Siamo ormai ad oltre un anno di distanza dall’inizio della guerra in Ucraina e la situazione non sembra essere destinata a terminare con una soluzione diplomatica. Non al momento.
Continua l’invio costante di armi, di jet, di Abrams.
Ci sono state conferenze, rilevante è stata quella di Monaco per la sicurezza svoltasi nel febbraio scorso.
La Cina ha stupito tutti annunciando un’iniziativa per la pace.
Si era capito il contrario dalle dichiarazioni del Segretario di Stato degli USA Antony Blinken: “La Cina è pronta a fornire armi alla Russia“.

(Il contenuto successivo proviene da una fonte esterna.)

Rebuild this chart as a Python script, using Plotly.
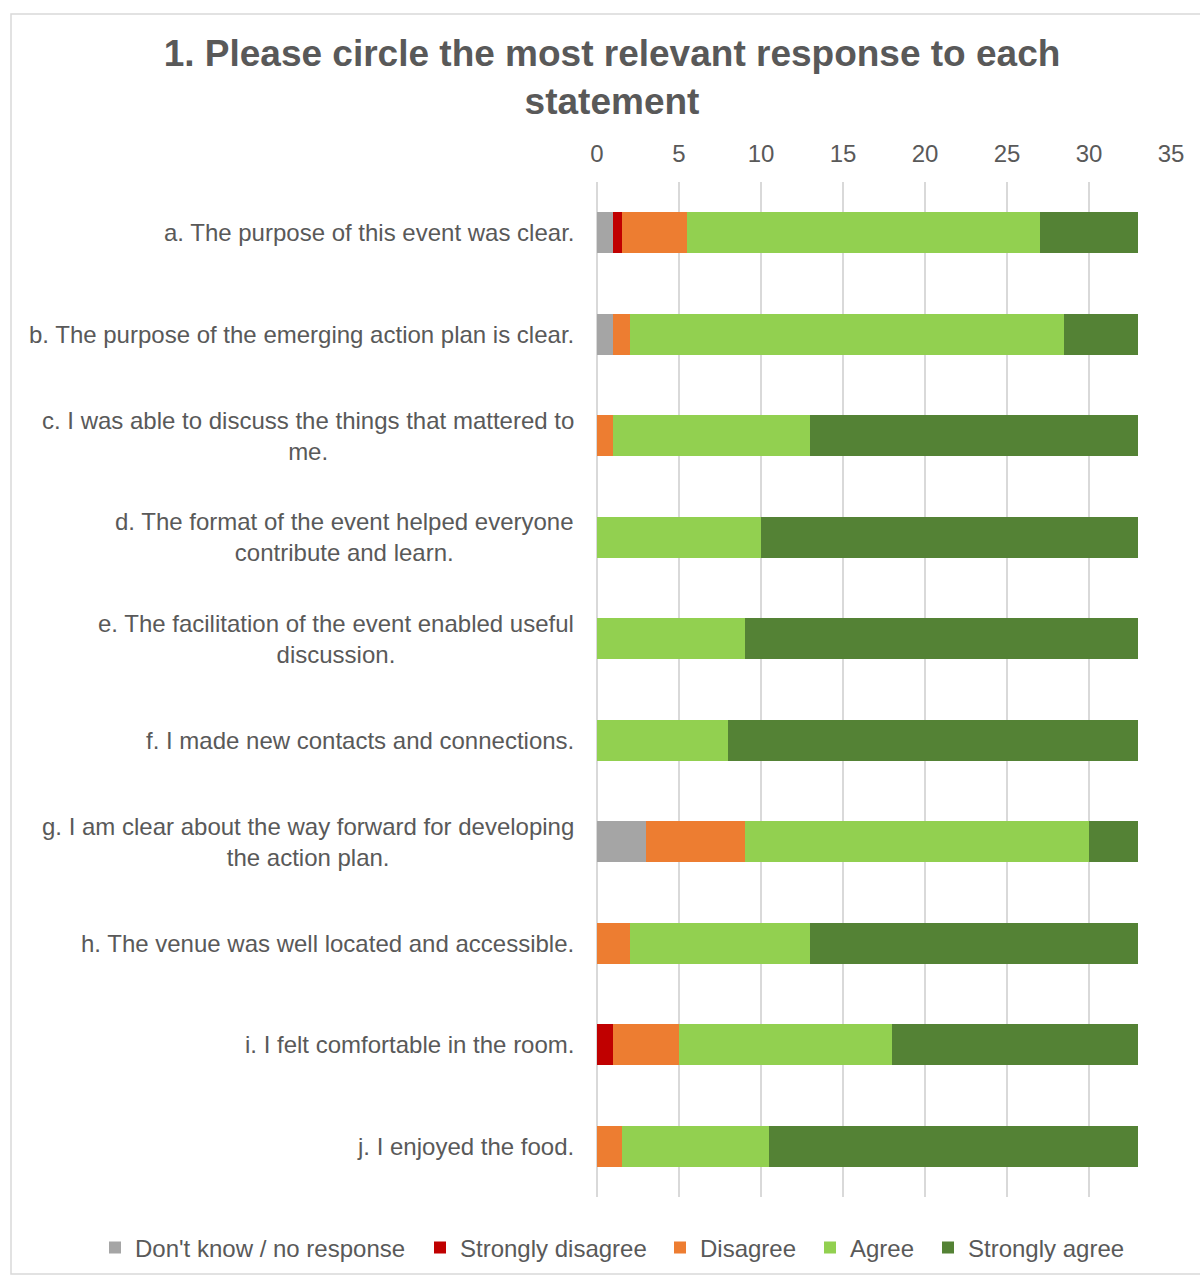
import plotly.graph_objects as go

categories = [
    "a. The purpose of this event was clear.",
    "b. The purpose of the emerging action plan is clear.",
    "c. I was able to discuss the things that mattered to<br>me.",
    "d. The format of the event helped everyone<br>contribute and learn.",
    "e. The facilitation of the event enabled useful<br>discussion.",
    "f. I made new contacts and connections.",
    "g. I am clear about the way forward for developing<br>the action plan.",
    "h. The venue was well located and accessible.",
    "i. I felt comfortable in the room.",
    "j. I enjoyed the food.",
]
series_names = ["Don't know / no response", "Strongly disagree", "Disagree", "Agree", "Strongly agree"]
dont_know = [1, 1, 0, 0, 0, 0, 3, 0, 0, 0]
strongly_disagree = [0.5, 0, 0, 0, 0, 0, 0, 0, 1, 0]
disagree = [4, 1, 1, 0, 0, 0, 6, 2, 4, 1.5]
agree = [21.5, 26.5, 12, 10, 9, 8, 21, 11, 13, 9]
strongly_agree = [6, 4.5, 20, 23, 24, 25, 3, 20, 15, 22.5]
tick_vals = [0, 5, 10, 15, 20, 25, 30, 35]

colors = ["#a5a5a5", "#c00000", "#ed7d31", "#92d050", "#548235"]
series = [dont_know, strongly_disagree, disagree, agree, strongly_agree]

FONT = "Liberation Sans, Arial"
TXT = "#595959"

L, R, T, B = 597, 29, 182, 78
W, H = 1200, 1275
pw = W - L - R
ph = H - T - B

def px_x(p):
    return (p - L) / pw

def px_y(p):
    return (H - B - p) / ph

legend_ids = ["legend", "legend2", "legend3", "legend4", "legend5"]
legend_text_x = [131, 456, 696, 846, 964]

fig = go.Figure()
for name, vals, col, lid in zip(series_names, series, colors, legend_ids):
    fig.add_trace(go.Bar(
        y=categories, x=vals, name=name, orientation="h",
        marker=dict(color=col, line=dict(width=0)),
        hoverinfo="x+name", legend=lid,
    ))

# category labels as annotations (centered multi-line, right-aligned block)
for c in categories:
    fig.add_annotation(
        x=px_x(576), xref="paper", y=c, yref="y", text=c, showarrow=False,
        xanchor="right", yanchor="middle", align="center",
        font=dict(family=FONT, size=24, color=TXT),
    )

fig.add_shape(type="rect", xref="paper", yref="paper",
              x0=px_x(11), x1=px_x(1215), y0=px_y(1274), y1=px_y(14),
              line=dict(color="#d9d9d9", width=1.5), fillcolor="rgba(0,0,0,0)", layer="below")

legend_layout = {}
for lid, tx in zip(legend_ids, legend_text_x):
    legend_layout[lid] = dict(
        orientation="h", xref="container", x=(tx - 36) / W, xanchor="left",
        yref="container", y=1 - 1248 / H, yanchor="middle",
        font=dict(size=24, color=TXT, family=FONT), bgcolor="rgba(0,0,0,0)",
    )

fig.update_layout(
    width=W, height=H,
    margin=dict(l=L, r=R, t=T, b=B, autoexpand=False),
    barmode="stack", bargap=0.6,
    paper_bgcolor="white", plot_bgcolor="white",
    font=dict(family=FONT, color=TXT, size=24),
    title=dict(
        text="<b>1. Please circle the most relevant response to each<br>statement</b>",
        xref="container", x=612 / W, xanchor="center",
        yref="container", y=1 - 66 / H, yanchor="middle",
        font=dict(size=37, color=TXT),
    ),
    xaxis=dict(
        side="top", range=[0, 35], tickvals=tick_vals, ticks="",
        showgrid=True, gridcolor="#d9d9d9", gridwidth=1.5,
        zeroline=True, zerolinecolor="#d9d9d9", zerolinewidth=1.5,
        showline=False, tickfont=dict(size=24, color=TXT),
        ticklabelstandoff=14, fixedrange=True,
    ),
    yaxis=dict(
        autorange="reversed", showticklabels=False, ticks="",
        showgrid=False, showline=False, fixedrange=True,
    ),
    showlegend=True,
    **legend_layout,
)

fig.write_html(
    "out.html",
    config={"displayModeBar": False},
    post_script="document.body.style.margin='0';document.body.style.overflow='hidden';",
)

Dopo l’abbraccio di una commossa Meloni a Zelensky e dopo la promessa di Biden (“La Russia non vincerà mai“), ha parlato anche Putin. “Se si userà il nucleare, saremo pronti” dice il capo del Cremlino, il quale, si diceva nelle ultime settimane, avrebbe revocato un decreto riconoscente la sovranità della Moldavia e avrebbe posizionato le sue truppe al confine di essa.

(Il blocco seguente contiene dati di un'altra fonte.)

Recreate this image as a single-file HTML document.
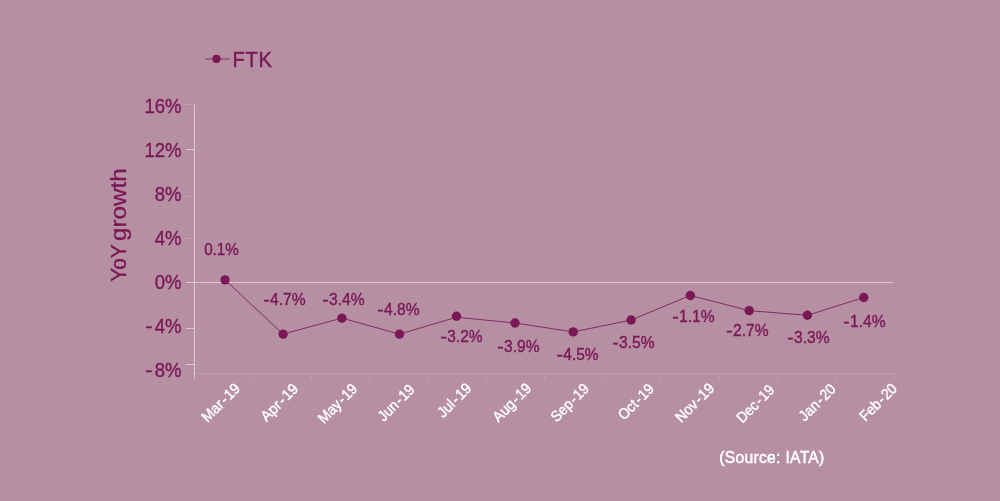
<!DOCTYPE html>
<html>
<head>
<meta charset="utf-8">
<title>FTK YoY growth</title>
<style>
html,body{margin:0;padding:0;background:#b78fa3;}
body{width:1000px;height:501px;overflow:hidden;}
svg{display:block;}
text{font-family:"Liberation Sans",sans-serif;}
.d{fill:#7a1856;}
.w{fill:#ffffff;}
</style>
</head>
<body>
<svg width="1000" height="501" viewBox="0 0 1000 501">
<rect x="0" y="0" width="1000" height="501" fill="#b78fa3"/>

<!-- axes -->
<g fill="#dec6d4">
  <rect x="194" y="105" width="1" height="274"/>
  <rect x="186" y="149" width="8" height="1"/>
  <rect x="186" y="282" width="707" height="1"/>
  <rect x="186" y="328" width="8" height="1"/>
  <rect x="186" y="364" width="8" height="1"/>
</g>
<g fill="#c29fb1">
  <rect x="186" y="104" width="9" height="1"/>
  <rect x="186" y="196" width="8" height="1"/>
  <rect x="186" y="238" width="8" height="1"/>
  <rect x="195" y="373" width="699" height="1"/>
  <rect x="253" y="374" width="1" height="5"/>
  <rect x="311" y="374" width="1" height="5"/>
  <rect x="369" y="374" width="1" height="5"/>
  <rect x="427" y="374" width="1" height="5"/>
  <rect x="486" y="374" width="1" height="5"/>
  <rect x="544" y="374" width="1" height="5"/>
  <rect x="602" y="374" width="1" height="5"/>
  <rect x="660" y="374" width="1" height="5"/>
  <rect x="719" y="374" width="1" height="5"/>
  <rect x="777" y="374" width="1" height="5"/>
  <rect x="835" y="374" width="1" height="5"/>
  <rect x="893" y="374" width="1" height="5"/>
</g>
<!-- legend -->
<line x1="205.2" y1="59" x2="229.6" y2="59" stroke="#7a1856" stroke-width="1" stroke-opacity="0.8"/>
<circle cx="216.5" cy="58.9" r="4.1" class="d"/>
<text class="d" font-size="22" stroke="#7a1856" stroke-width="0.4" letter-spacing="0.6" transform="translate(232.6,66.6) scale(0.92,1)">FTK</text>
<!-- y axis labels -->
<g class="d" font-size="20.6" text-anchor="end" stroke="#7a1856" stroke-width="0.4">
  <text transform="translate(181.45,113.4) scale(0.9,1)">16%</text>
  <text transform="translate(181.45,157.4) scale(0.9,1)">12%</text>
  <text transform="translate(181.45,201.4) scale(0.9,1)">8%</text>
  <text transform="translate(181.45,245.4) scale(0.9,1)">4%</text>
  <text transform="translate(181.45,289.4) scale(0.9,1)">0%</text>
  <text transform="translate(181.45,333.4) scale(0.9,1)"><tspan textLength="8" lengthAdjust="spacingAndGlyphs">-</tspan><tspan dx="2.5">4%</tspan></text>
  <text transform="translate(181.45,377.4) scale(0.9,1)"><tspan textLength="8" lengthAdjust="spacingAndGlyphs">-</tspan><tspan dx="2.5">8%</tspan></text>
</g>
<!-- y title -->
<text class="d" font-size="22" stroke="#7a1856" stroke-width="0.35" transform="translate(126.3,281.7) rotate(-90)"><tspan x="0" textLength="42.8" lengthAdjust="spacingAndGlyphs">YoY </tspan><tspan x="40.8" textLength="72.6" lengthAdjust="spacingAndGlyphs">growth</tspan></text>
<!-- series -->
<polyline fill="none" stroke="#7a1856" stroke-width="0.85" points="225.1,279.85 283.1,334.1 341.95,318.1 399.55,334.1 456.5,317.2 515,323 573.2,331.9 631.1,320.05 690.35,295.45 749.2,310.65 807.4,315.3 863.8,297.45"/>
<g class="d">
  <circle cx="225.1" cy="279.85" r="4.7"/>
  <circle cx="283.1" cy="334.1" r="4.7"/>
  <circle cx="341.95" cy="318.1" r="4.7"/>
  <circle cx="399.55" cy="334.1" r="4.7"/>
  <circle cx="456.5" cy="316.3" r="4.7"/>
  <circle cx="515" cy="323" r="4.7"/>
  <circle cx="573.2" cy="331.9" r="4.7"/>
  <circle cx="631.1" cy="320.05" r="4.7"/>
  <circle cx="690.35" cy="295.45" r="4.7"/>
  <circle cx="749.2" cy="310.65" r="4.7"/>
  <circle cx="807.4" cy="315.3" r="4.7"/>
  <circle cx="863.8" cy="297.45" r="4.7"/>
</g>
<!-- data labels -->
<g class="d" font-size="16.5" stroke="#7a1856" stroke-width="0.4">
  <text transform="translate(204.15,254.5) scale(0.9201,1)">0.1%</text>
  <text transform="translate(263.15,304.75) scale(0.9481,1)"><tspan textLength="6.8" lengthAdjust="spacingAndGlyphs">-</tspan><tspan dx="0.4">4.7%</tspan></text>
  <text transform="translate(322.2,304.75) scale(0.9458,1)"><tspan textLength="6.8" lengthAdjust="spacingAndGlyphs">-</tspan><tspan dx="0.4">3.4%</tspan></text>
  <text transform="translate(377.2,314.75) scale(0.9458,1)"><tspan textLength="6.8" lengthAdjust="spacingAndGlyphs">-</tspan><tspan dx="0.4">4.8%</tspan></text>
  <text transform="translate(440.5,341.75) scale(0.9391,1)"><tspan textLength="6.8" lengthAdjust="spacingAndGlyphs">-</tspan><tspan dx="0.4">3.2%</tspan></text>
  <text transform="translate(497.2,351.7) scale(0.9458,1)"><tspan textLength="6.8" lengthAdjust="spacingAndGlyphs">-</tspan><tspan dx="0.4">3.9%</tspan></text>
  <text transform="translate(556.5,359.8) scale(0.9402,1)"><tspan textLength="6.8" lengthAdjust="spacingAndGlyphs">-</tspan><tspan dx="0.4">4.5%</tspan></text>
  <text transform="translate(612.2,347.7) scale(0.9458,1)"><tspan textLength="6.8" lengthAdjust="spacingAndGlyphs">-</tspan><tspan dx="0.4">3.5%</tspan></text>
  <text transform="translate(672.2,321.7) scale(0.9458,1)"><tspan textLength="6.8" lengthAdjust="spacingAndGlyphs">-</tspan><tspan dx="0.4">1.1%</tspan></text>
  <text transform="translate(726.2,335.55) scale(0.9458,1)"><tspan textLength="6.8" lengthAdjust="spacingAndGlyphs">-</tspan><tspan dx="0.4">2.7%</tspan></text>
  <text transform="translate(787.2,342.5) scale(0.9458,1)"><tspan textLength="6.8" lengthAdjust="spacingAndGlyphs">-</tspan><tspan dx="0.4">3.3%</tspan></text>
  <text transform="translate(843.2,326.8) scale(0.9458,1)"><tspan textLength="6.8" lengthAdjust="spacingAndGlyphs">-</tspan><tspan dx="0.4">1.4%</tspan></text>
</g>
<!-- x labels -->
<g class="w" font-size="15" text-anchor="end" stroke="#ffffff" stroke-width="0.4">
  <text transform="translate(241.05,389.45) rotate(-45) scale(0.9471,1)">Mar<tspan dx="1.3">-</tspan><tspan dx="1.3">19</tspan></text>
  <text transform="translate(299.2,389.65) rotate(-45) scale(0.9701,1)">Apr<tspan dx="1.3">-</tspan><tspan dx="1.3">19</tspan></text>
  <text transform="translate(358.25,389.9) rotate(-45) scale(0.9214,1)">May<tspan dx="1.3">-</tspan><tspan dx="1.3">19</tspan></text>
  <text transform="translate(415.5,390.5) rotate(-45) scale(0.9258,1)">Jun<tspan dx="1.3">-</tspan><tspan dx="1.3">19</tspan></text>
  <text transform="translate(472.5,389.2) rotate(-45) scale(0.9542,1)">Jul<tspan dx="1.3">-</tspan><tspan dx="1.3">19</tspan></text>
  <text transform="translate(532.25,389.3) rotate(-45) scale(0.9342,1)">Aug<tspan dx="1.3">-</tspan><tspan dx="1.3">19</tspan></text>
  <text transform="translate(589.9,389.55) rotate(-45) scale(0.9211,1)">Sep<tspan dx="1.3">-</tspan><tspan dx="1.3">19</tspan></text>
  <text transform="translate(654.95,389.9) rotate(-45) scale(0.9192,1)">Oct<tspan dx="1.3">-</tspan><tspan dx="1.3">19</tspan></text>
  <text transform="translate(715.2,389.3) rotate(-45) scale(0.9399,1)">Nov<tspan dx="1.3">-</tspan><tspan dx="1.3">19</tspan></text>
  <text transform="translate(775.25,390.95) rotate(-45) scale(0.9101,1)">Dec<tspan dx="1.3">-</tspan><tspan dx="1.3">19</tspan></text>
  <text transform="translate(836.6,390.15) rotate(-45) scale(0.9291,1)">Jan<tspan dx="1.3">-</tspan><tspan dx="1.3">20</tspan></text>
  <text transform="translate(898.0,389.55) rotate(-45) scale(0.9175,1)">Feb<tspan dx="1.3">-</tspan><tspan dx="1.3">20</tspan></text>
</g>
<!-- source -->
<text class="w" font-size="16" stroke="#ffffff" stroke-width="0.5" letter-spacing="0.3" transform="translate(719.2,463) scale(0.98,1)">(Source: IATA)</text>
</svg>
</body>
</html>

Pronta una nuova minaccia? Francesco Borgonovo ha intervistato in diretta Fulvio Scaglione, giornalista di Limes, rivista italiana di geopolitica.
Come vede la situazione attuale?
È la guerra delle previsioni sbagliate. Una di queste riguarda la durata della guerra: nessuno pensava un anno fa che ci saremmo ritrovati in una situazione del genere. La situazione sta peggiorando. Tutti annunciano svolte militari importanti in primavera. Aumentano le distruzioni e le vittime.
La recente conferenza di Monaco ha segnato una svolta nell’atteggiamento occidentale. Prima si diceva ‘Aiutiamo l’Ucraina e fermiamo i russi’. Siccome non è successo è diventato: ‘Armiamo sempre di più l’Ucraina e sconfiggiamo la Russia’.
Anche questo sembra non succedere. Così è diventato nella conferenza di Monaco: ‘Bisogna sconfiggere la Russia perché altrimenti il nostro sistema crolla‘.
Per quanto riguarda la Moldova, un secondo fronte russo in un punto così sensibile forse converrebbe più agli Ucraini.
Ha scritto di recente un interessante articolo a proposito di libertà democratica in Ucraina. Cosa intende?
Va fatto un passo indietro.
Quando Zelensky è stato eletto presidente trionfalmente nel 2019, la prima cosa che ha fatto è stato sciogliere le camere e fare elezioni politiche anticipate nelle quali il suo partito ha ottenuto la maggioranza assoluta.
L’anno dopo però alle elezioni amministrative, il servo del popolo è stato sconfitto ovunque, anche a Kiev dove è arrivato terzo. Alla fine del 2021, Zelensky controlla totalmente le istituzioni ma ha una larga sfiducia da parte dei cittadini.
Già prima dell’invasione c’erano una serie di leggi speciali che gli permettevano di escludere personaggi scomodi. Cosa che successe a Razumkov, Presidente del Parlamento che è stato considerato traditore ed è stato quindi stroncato dal punto di vista politico.
Quando poi sono arrivati i russi, il presidente ucraino ha reso ancora più forte questo potere e ha cominciato tutta una serie di epurazioni.
Oggi di fatto a livello politico in Ucraina possono operare solo il partito Servitore del Popolo, di Zelensky, e un piccolo partito di destra con scarsissima rappresentanza in parlamento, più che allineato alle posizioni presidenziali”.
Questa guerra si poteva evitare?
Nessuno ci dice che quest’anno la guerra finirà. Vorrei sottolineare che nel 2024 ci saranno le elezioni presidenziali in Russia, Ucraina e Stati Uniti.
Rischiamo di arrivare a queste elezioni importantissime con una guerra in corso, quindi. Penso proprio che la guerra si potesse evitare, e la responsabilità è del paese aggressore. Tuttavia concordiamo che tutti più o meno hanno contribuito a farci arrivare a questo punto.
Dal 2014 al 2022 la guerra c’era già nel Donbass: in quegli anni l’UE ha avuto un ruolo centrale nel tentativo di risolvere la questione, ricordiamo gli accordi di Minsk.
Non solo Francia e Germania non sono intervenute come avrebbero dovuto, ma quando poi è partita l’invasione russa, abbiamo scoperto dalle dichiarazioni della Merkel e di Holland che in quegli anni i due paesi non erano interessati a regolare il conflitto.
Quindi la mano in questo conflitto ce l’hanno messa tutti.